Let’s face it, when a teacher shows a movie in the classroom it is the highlight of the everyone’s day. As students, we are drawn to the “pretty faces”, the music or the special effects, that we miss the point on why the teacher shows us the movie.
As a senior drama literature teacher at Christian Brothers, Ms. Mary Bowers shows clips from several movies when teaching Shakespeare, both from feature films and filmed stage play.
In world literature drama, students read some of the greatest plays ever written. And what is a play without a dramatic performance? This is why watching many different clips of the same play is necessary for the students for them to get better feel the real thing.
Teaching Shakespeare, Ms. Bowers finds it incredibly important that if a good, realistic play can be seen in performance then it should be. She will show the same speech or the same scene done three or four different ways to show “how flexible language can be and how a different perspective can change the meaning of the same passage dramatically,” she says.
When teaching Shakespeare it is all about the power of the performance, which is why Ms. Bowers thinks it is important that students “[see how] a play is being spoken and preformed is how it was intended”.
Ms. Bowers also talks about documentaries that she shows in class, saying that some of them fit in “so well with the background information for that story” that it would not make sense for her not to show it.
Sometimes films can connect stronger with students then a long history lecture about what happened, and if a teacher can find a documentary that is historically correct they most commonly use it to provide a different and visual example of what life was like during the time their lesson is focused on.
Ms. Bowers is a big supporter of film when it is relevant to the topic at hand, but also knows that she has to be careful not to fall into the idea that showing a film does all the work.
“Film can be as effective as some literature,” she claims, noting that she actually sees them as a “form of literature”.

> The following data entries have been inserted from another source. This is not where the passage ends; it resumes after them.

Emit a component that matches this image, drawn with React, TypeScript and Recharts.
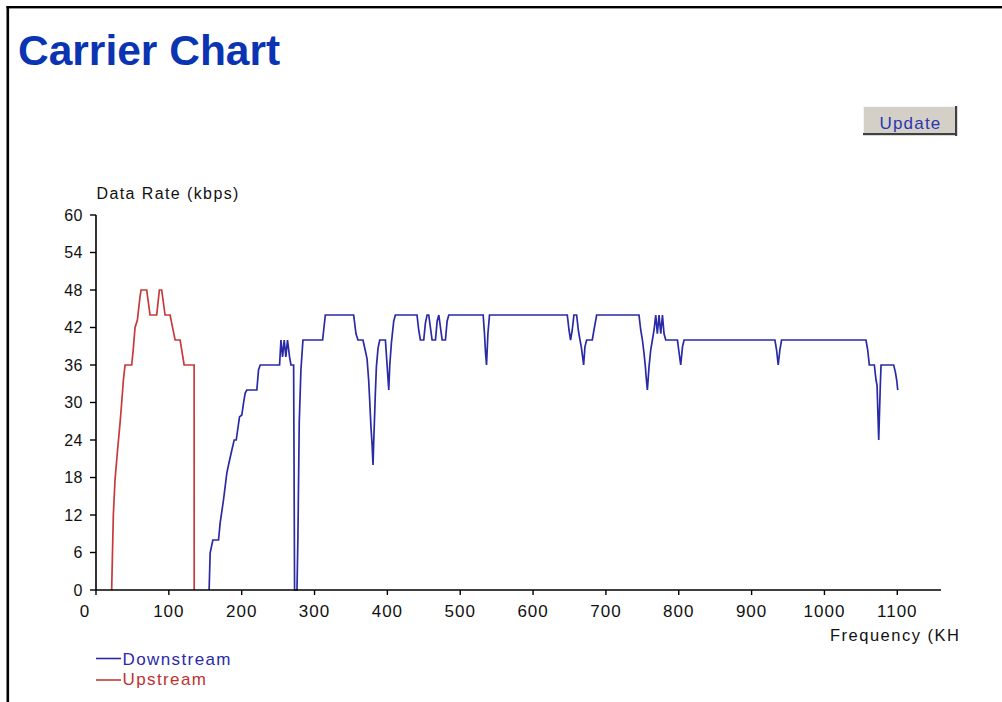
import React from 'react';
import { LineChart, Line, XAxis, YAxis } from 'recharts';

// Upstream tones: [frequency kHz, data rate kbps]
const upFreq = [21.5, 23.8, 26.1, 29.3, 33, 35.3, 37.6, 39.9, 49, 51.3, 53.6, 56.8, 60.5, 61.9, 69.6, 74.2, 83.3, 87, 90.2, 94.8, 101.7, 103.9, 108.6, 115.5, 121, 134.7, 134.8];
const upRate = [0, 12, 17.6, 22, 26.7, 30, 33.6, 36, 36, 38.7, 42, 43.2, 47, 48, 48, 44, 44, 48, 48, 44, 44, 42.7, 40, 40, 36, 36, 0];

const downFreq = [
  155.3, 156.7, 160.4, 168.2, 170.4, 175, 179.6, 181.9, 186.5, 189.7, 192.5, 197, 200.2, 202.5, 204.8, 207.1, 220.8, 223.1, 225.4,
  252, 253.9, 256.1, 258.4, 260.6, 262.9, 265.7, 267.6, 271.3, 272.6, 275.9, 277.2, 279, 281.3, 284.1,
  311.1, 314.8, 353.7, 356.9, 359.6, 366.5, 368.4, 372.1, 374.3, 375.7, 377.5, 378.9, 380.3, 381.2, 383.5, 384.9, 387.2, 389.5,
  397.3, 399.6, 401.9, 403.3, 405.5, 408.7, 411, 440.7, 443, 445.3, 449.9, 452.2, 454.5, 456.8, 461.4, 466, 468.3, 470.6,
  472.9, 475.2, 479.7, 482, 484.3, 531.5, 533.3, 534.7, 536.1, 538, 540.2,
  647, 649.3, 651.5, 653.8, 656.1, 659.8, 662.1, 664.4, 666.2, 668, 669.4, 671.2, 673.5, 681.3, 683.6, 687.3,
  745.4, 747.8, 750.1, 752.3, 754.2, 755.6, 756.9, 759.2, 761.5, 763.8, 766.1, 768.4, 770.6, 772.9, 775.3, 777.6, 779.8, 782.1,
  798.2, 800.4, 802.7, 805.1, 807.3,
  932, 934.3, 936.5, 938.8, 941.1, 1057, 1059.4, 1061.6, 1068.5, 1070.8, 1072.2, 1073.1, 1074.5, 1075.3, 1076.7, 1077.7, 1080,
  1095, 1097.3, 1099.2, 1100.6,
];
const downRate = [
  0, 5.9, 8, 8, 10.7, 14.4, 18.7, 20, 22.4, 24, 24, 27.7, 28, 29.9, 31.5, 32, 32, 35.2, 36,
  36, 40, 37.3, 40, 37.3, 40, 37.3, 36, 36, 0, 0, 8.5, 26.7, 35.2, 40,
  40, 44, 44, 41, 40, 40, 39, 37, 33.6, 30.4, 26, 23.5, 20, 23.5, 31.5, 35.7, 38.7, 40,
  40, 36, 32, 36, 39.5, 43, 44, 44, 41.6, 40, 40, 42.7, 44, 44, 40, 40, 43, 44,
  42, 40, 40, 43, 44, 44, 41, 38, 36, 41, 44,
  44, 41.6, 40, 41.6, 44, 44, 41.6, 40, 38.9, 37.3, 36, 38.9, 40, 40, 41.6, 44,
  44, 41.6, 40, 37.9, 35.7, 33.6, 32, 35.7, 38.4, 40, 41.6, 44, 41, 44, 41, 44, 41, 40,
  40, 38, 36, 38.9, 40,
  40, 38.4, 36, 38.4, 40, 40, 38.4, 36, 36, 33.6, 32.8, 29.3, 24, 27.2, 32.8, 36, 36,
  36, 34.9, 33.6, 32,
];

const xTicks = [0, 100, 200, 300, 400, 500, 600, 700, 800, 900, 1000, 1100];
const yTicks = [0, 6, 12, 18, 24, 30, 36, 42, 48, 54, 60];

const upData = upFreq.map((f, i) => ({ f, v: upRate[i] }));
const downData = downFreq.map((f, i) => ({ f, v: downRate[i] }));

const FONT = '"Liberation Sans", Arial, sans-serif';
const BLUE_LINE = '#2a2aa6';
const RED_LINE = '#c83a3a';

const XTick = (props: any) => {
  const { x, y, payload } = props;
  const dx = payload.value === 0 ? -11 : 0;
  return (
    <text x={x + dx} y={y} dy="0.72em" textAnchor="middle" fontSize={17} letterSpacing={1}
      fontFamily={FONT} fill="#111">
      {payload.value}
    </text>
  );
};

const YTick = (props: any) => {
  const { x, y, payload } = props;
  return (
    <text x={x} y={y} dy="0.36em" textAnchor="end" fontSize={16} letterSpacing={0.5}
      fontFamily={FONT} fill="#111">
      {payload.value}
    </text>
  );
};

export default function App() {
  return (
    <div style={{ position: 'absolute', left: 0, top: 0, width: 1002, height: 702, background: '#fff', overflow: 'hidden' }}>
      <LineChart width={1002} height={702} margin={{ top: 215, right: 61, left: 36, bottom: 82 }}>
        <XAxis type="number" dataKey="f" domain={[0, 1160]} ticks={xTicks} interval={0}
          tickSize={5} tickMargin={10} tick={<XTick />}
          axisLine={{ stroke: '#000', strokeWidth: 1.6 }} tickLine={{ stroke: '#000', strokeWidth: 1.4 }}
          height={30} allowDuplicatedCategory={false} />
        <YAxis type="number" domain={[0, 60]} ticks={yTicks} interval={0} width={60}
          tickSize={6} tickMargin={7} tick={<YTick />}
          axisLine={{ stroke: '#000', strokeWidth: 1.6 }} tickLine={{ stroke: '#000', strokeWidth: 1.4 }} />
        <Line data={upData} dataKey="v" type="linear" stroke={RED_LINE} strokeWidth={1.7}
          dot={false} activeDot={false} isAnimationActive={false} />
        <Line data={downData} dataKey="v" type="linear" stroke={BLUE_LINE} strokeWidth={1.7}
          dot={false} activeDot={false} isAnimationActive={false} />
      </LineChart>
      <svg width={1002} height={702} style={{ position: 'absolute', left: 0, top: 0, pointerEvents: 'none' }}>
        <defs>
          <clipPath id="xlabelclip">
            <rect x={800} y={610} width={159} height={40} />
          </clipPath>
        </defs>
        {/* frame */}
        <rect x={6.5} y={6} width={2.6} height={700} fill="#000" />
        <rect x={6.5} y={6} width={1000} height={2.4} fill="#000" />
        {/* title */}
        <text x={18} y={65} fontSize={42.5} fontWeight="bold" fontFamily={FONT} fill="#0a34b2">Carrier Chart</text>
        {/* update button */}
        <rect x={863} y={106} width={94} height={29} fill="#d4d0c8" />
        <rect x={863} y={106} width={94} height={1} fill="#f4f4f4" />
        <rect x={863} y={106} width={1} height={29} fill="#f4f4f4" />
        <rect x={955} y={106} width={2.2} height={30} fill="#404040" />
        <rect x={863} y={133} width={94} height={2.2} fill="#404040" />
        <text x={910.5} y={128.5} textAnchor="middle" fontSize={17} letterSpacing={1.2} fontFamily={FONT} fill="#2a36b0">Update</text>
        {/* axis titles */}
        <text x={96.5} y={199} fontSize={16} letterSpacing={1.4} fontFamily={FONT} fill="#111">Data Rate (kbps)</text>
        <g clipPath="url(#xlabelclip)">
          <text x={830} y={640.5} fontSize={16.5} letterSpacing={1.5} fontFamily={FONT} fill="#111">Frequency (KHz)</text>
        </g>
        {/* legend */}
        <line x1={96} x2={121} y1={658.5} y2={658.5} stroke={BLUE_LINE} strokeWidth={1.6} />
        <text x={122.5} y={664.5} fontSize={17} letterSpacing={1.4} fontFamily={FONT} fill="#2a2aa8">Downstream</text>
        <line x1={96} x2={121} y1={680} y2={680} stroke={RED_LINE} strokeWidth={1.6} />
        <text x={122.5} y={685} fontSize={17} letterSpacing={1.4} fontFamily={FONT} fill="#c03030">Upstream</text>
      </svg>
    </div>
  );
}
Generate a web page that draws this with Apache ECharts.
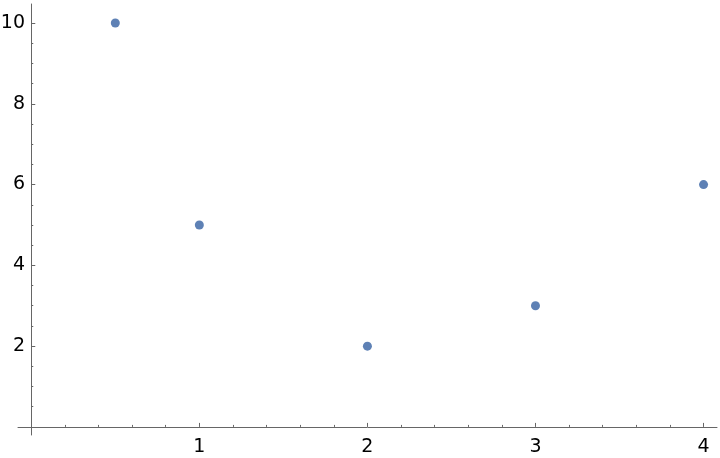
<!DOCTYPE html>
<html lang="en">
  <head>
    <meta charset="UTF-8" />
    <title>ListPlot</title>
    <style>
      html, body { margin: 0; padding: 0; background: #fff; }
      .box { width: 720px; height: 458px; }
    </style>
  </head>
  <body>
    <div class="box"></div>
    <script src="https://cdn.jsdelivr.net/npm/echarts@6/dist/echarts.min.js"></script>
    <script>
      var myChart = echarts.init(document.querySelector(".box"));

      // data points (x, y)
      var xs = [0.5, 1, 2, 3, 4];
      var ys = [10, 5, 2, 3, 6];

      // tick values
      var xMajor = [1, 2, 3, 4];
      var xMinor = [0.2, 0.4, 0.6, 0.8, 1.2, 1.4, 1.6, 1.8, 2.2, 2.4, 2.6, 2.8, 3.2, 3.4, 3.6, 3.8];
      var yMajor = [2, 4, 6, 8, 10];
      var yMinor = [0.5, 1, 1.5, 2.5, 3, 3.5, 4.5, 5, 5.5, 6.5, 7, 7.5, 8.5, 9, 9.5, 10.5];

      var points = xs.map(function (x, i) { return [x, ys[i]]; });

      var axisColor = '#666666';
      var labelStyle = { color: '#000', fontSize: 19, fontFamily: 'DejaVu Sans' };

      function xAx(ticks, len, labels) {
        return {
          type: 'value', min: -0.079, max: 4.08,
          axisLine: { show: labels, onZero: true, lineStyle: { color: axisColor, width: 1 } },
          axisTick: { show: true, inside: true, length: len, customValues: ticks,
                      lineStyle: { color: axisColor } },
          axisLabel: labels ? Object.assign({ customValues: xMajor, margin: 3 }, labelStyle) : { show: false },
          splitLine: { show: false }
        };
      }
      function yAx(ticks, len, labels) {
        return {
          type: 'value', min: -0.2, max: 10.47,
          axisLine: { show: labels, onZero: true, lineStyle: { color: axisColor, width: 1 } },
          axisTick: { show: true, inside: true, length: len, customValues: ticks,
                      lineStyle: { color: axisColor } },
          axisLabel: labels ? Object.assign({ customValues: yMajor, margin: -7 }, labelStyle) : { show: false },
          splitLine: { show: false }
        };
      }

      var option = {
        animation: false,
        grid: { left: 18, right: 3, top: 4, bottom: 23, containLabel: false, outerBoundsMode: 'none' },
        xAxis: [xAx(xMinor, 2, true), Object.assign(xAx(xMajor, 4, false), { position: 'bottom' })],
        yAxis: [yAx(yMinor, 2, true), Object.assign(yAx(yMajor, 4, false), { position: 'left' })],
        series: [{
          type: 'scatter',
          symbolSize: 9,
          itemStyle: { color: '#5E81B5', opacity: 1 },
          data: points
        }]
      };
      myChart.setOption(option);
    </script>
  </body>
</html>
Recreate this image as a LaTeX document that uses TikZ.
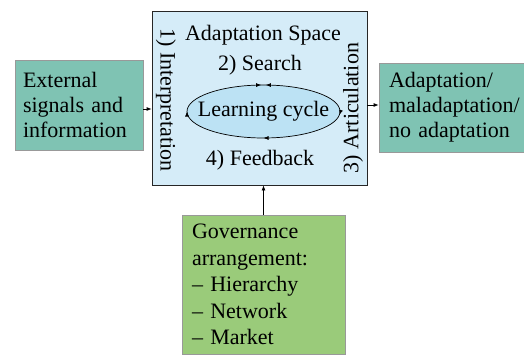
\documentclass[tikz,border=0pt]{standalone}
\usepackage{fontspec}
\setmainfont{Liberation Serif}
\usepackage{tikz}
\usetikzlibrary{positioning,shapes.geometric,arrows.meta,decorations.markings}
\definecolor{spaceblue}{HTML}{D5ECF8}
\definecolor{cycleblue}{HTML}{BCE2F4}
\definecolor{boxteal}{HTML}{7FC3B3}
\definecolor{govgreen}{HTML}{9ACB7A}

\begin{document}
\begin{tikzpicture}[x=1pt,y=-1pt,
  font=\rmfamily\fontsize{22}{25}\selectfont,
  outbox/.style={draw=black!40,line width=.8pt,align=left,inner xsep=8pt},
  tip/.style={line width=.8pt,-{Latex[length=5pt,width=4pt]}},
  cyc/.tip={Latex[length=5pt,width=4pt]}]
\useasboundingbox (0,0) rectangle (524,356);
\clip (0,0) rectangle (524,356);

% the adaptation space with its four steps
\node[draw=black!85,fill=spaceblue,line width=.8pt,minimum width=215pt,minimum height=174pt](space) at (259.5,98){};
\node(title) at (263,35){Adaptation Space};
\node(search) at (260,65){2) Search};
\node[ellipse,draw,fill=cycleblue,line width=.7pt,inner sep=0pt,minimum width=153pt,minimum height=53pt,
  postaction={decorate,decoration={markings,
    mark=at position .243 with {\arrow{cyc}},
    mark=at position .257 with {\arrowreversed{cyc}},
    mark=at position .5 with {\arrowreversed{cyc}},
    mark=at position .75 with {\arrowreversed{cyc}},
    mark=at position .99 with {\arrowreversed{cyc}}}}](cycle) at (263.5,111.5){\makebox[0pt]{Learning cycle}};
\node(feedback) at (260,160){4) Feedback};
\node[rotate=-90](interp) at (166,100){1) Interpretation};
\node[rotate=90](artic) at (353,108){3) Articulation};

% inputs and outcome
\node[outbox,fill=boxteal,text width=112pt,minimum height=90pt](ext) at (79,105){External\\signals and\\information};
\node[outbox,fill=boxteal,text width=134pt,inner xsep=10pt,minimum height=89pt](result) at (456,107.5){Adaptation/\\maladaptation/\\no adaptation};
\node[outbox,fill=govgreen,text width=143pt,inner xsep=10pt,inner ysep=9pt,anchor=north,
  font=\rmfamily\fontsize{22}{26.5}\selectfont](gov) at (263.5,215){Governance\\arrangement:\\-- Hierarchy\\-- Network\\-- Market};

\draw[tip]([yshift=-4pt]ext.east)--([yshift=-4pt]ext.east-|space.west);
\draw[tip]([yshift=2.5pt]result.west-|space.east)--([yshift=2.5pt]result.west);
\draw[tip](gov.north)--(gov.north|-space.south);
\end{tikzpicture}
\end{document}
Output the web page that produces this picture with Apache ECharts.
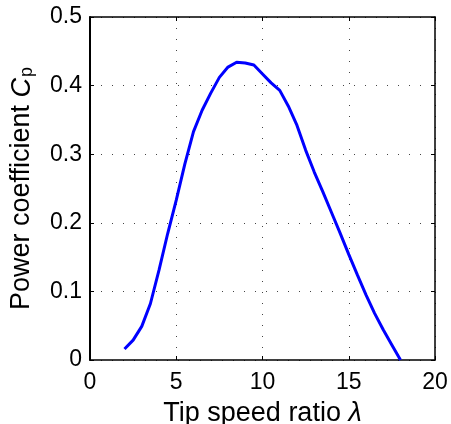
<!DOCTYPE html>
<html><head><meta charset="utf-8">
<script src="https://cdn.jsdelivr.net/npm/echarts@6/dist/echarts.min.js"></script>
<style>html,body{margin:0;padding:0;background:#fff}#c{width:451px;height:424px}</style>
</head><body><div id="c"></div>
<script>
var lambda = [2, 2.5, 3, 3.5, 4, 4.5, 5, 5.5, 6, 6.5, 7, 7.5, 8, 8.5, 9, 9.5, 10, 10.5, 11, 11.5, 12, 12.5, 13, 13.5, 14, 14.5, 15, 15.5, 16, 16.5, 17, 17.5, 18];
var cp = [0.016, 0.029, 0.049, 0.082, 0.131, 0.184, 0.233, 0.286, 0.333, 0.364, 0.389, 0.412, 0.427, 0.434, 0.433, 0.430, 0.417, 0.404, 0.393, 0.370, 0.342, 0.306, 0.274, 0.245, 0.215, 0.185, 0.154, 0.124, 0.095, 0.068, 0.044, 0.022, 0.0];
var xTicks = [0, 5, 10, 15, 20];
var yTicks = [0, 0.1, 0.2, 0.3, 0.4, 0.5];

var data = lambda.map(function(l, i){ return [l, cp[i]]; });
var font = '"Liberation Sans", Arial, sans-serif';
var chart = echarts.init(document.getElementById('c'), null, {renderer:'canvas'});
var grid = {left:90, right:16, top:17, bottom:64, containLabel:false, outerBoundsMode:'none'};
var split = {show:true, lineStyle:{color:'#444', width:1, type:[1,10]}};
chart.setOption({
  animation:false,
  grid:grid,
  xAxis:[{
    type:'value', min:xTicks[0], max:xTicks[xTicks.length-1], interval:5,
    axisLine:{show:true, onZero:false, lineStyle:{color:'#000', width:1.5}},
    axisTick:{show:true, inside:true, length:4, lineStyle:{color:'#000'}},
    axisLabel:{color:'#000', fontSize:23, fontFamily:font, margin:11},
    splitLine:split,
    name:'Tip speed ratio {i|λ}', nameLocation:'middle', nameGap:40,
    nameTextStyle:{color:'#000', fontSize:27, fontFamily:font,
      rich:{i:{fontStyle:'italic', fontSize:27, fontFamily:font, color:'#000'}}}
  },{
    type:'value', position:'top', min:0, max:20, interval:5,
    axisLine:{show:true, onZero:false, lineStyle:{color:'#000', width:1.5}},
    axisTick:{show:true, inside:true, length:4, lineStyle:{color:'#000'}},
    axisLabel:{show:false}, splitLine:{show:false}
  }],
  yAxis:[{
    type:'value', min:yTicks[0], max:yTicks[yTicks.length-1], interval:0.1,
    axisLine:{show:true, onZero:false, lineStyle:{color:'#000', width:2}},
    axisTick:{show:true, inside:true, length:4, lineStyle:{color:'#000'}},
    axisLabel:{color:'#000', fontSize:23, fontFamily:font, margin:8,
      formatter:function(v){ return v===0 ? '0' : v.toFixed(1); }},
    splitLine:split,
    name:'Power coefficient {i|C}{s|p}', nameLocation:'middle', nameGap:54, nameRotate:90,
    nameTextStyle:{color:'#000', fontSize:27, fontFamily:font,
      rich:{i:{fontStyle:'italic', fontSize:27, fontFamily:font, color:'#000'},
            s:{fontSize:18, fontFamily:font, color:'#000', padding:[10,0,0,1]}}}
  },{
    type:'value', position:'right', min:0, max:0.5, interval:0.1,
    axisLine:{show:true, onZero:false, lineStyle:{color:'#000', width:1.5}},
    axisTick:{show:true, inside:true, length:4, lineStyle:{color:'#000'}},
    axisLabel:{show:false}, splitLine:{show:false}
  }],
  series:[{
    type:'line', data:data, showSymbol:false, smooth:false,
    lineStyle:{color:'#0000ff', width:3}
  }]
});
</script></body></html>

“After some of my lectures have faded away, a film can stay with a kid forever,” she says.
She does think that though a clip of a film can complement a piece of literature, it is hard to find a full length one that actually does the book justice. She finds that “books have so much more then movies do” because movies have to edit a lot of key material from the book to make more pleasing to the eye.
Ms. Bowers says there are two main reasons why she personally wouldn’t show a full length film in the class room, particularly due to time and because films do not usually “live up to the standards of the book”.
When watching a performance of a play or a novel, the literature teacher and film buff believes that one only needs to “show enough to put the idea of performance into the students minds as they read.”
Film has always been a big part of our culture, especially now that the resources to create home movies and the access to films is so easy because of common movie sights like Netflix, Hulu, RedBox and even the local library DVDs. Film is now being more commonly incorporated into student’s education because it is relevant, and we can all better emotionally attach to characters and personalities on the screen.
But CB students also need to realize that just because a teacher shows a movie, doesn’t mean they are just giving them something to do. A movie shown in class has been thought out and planned because it better enhances the topic being learned in class.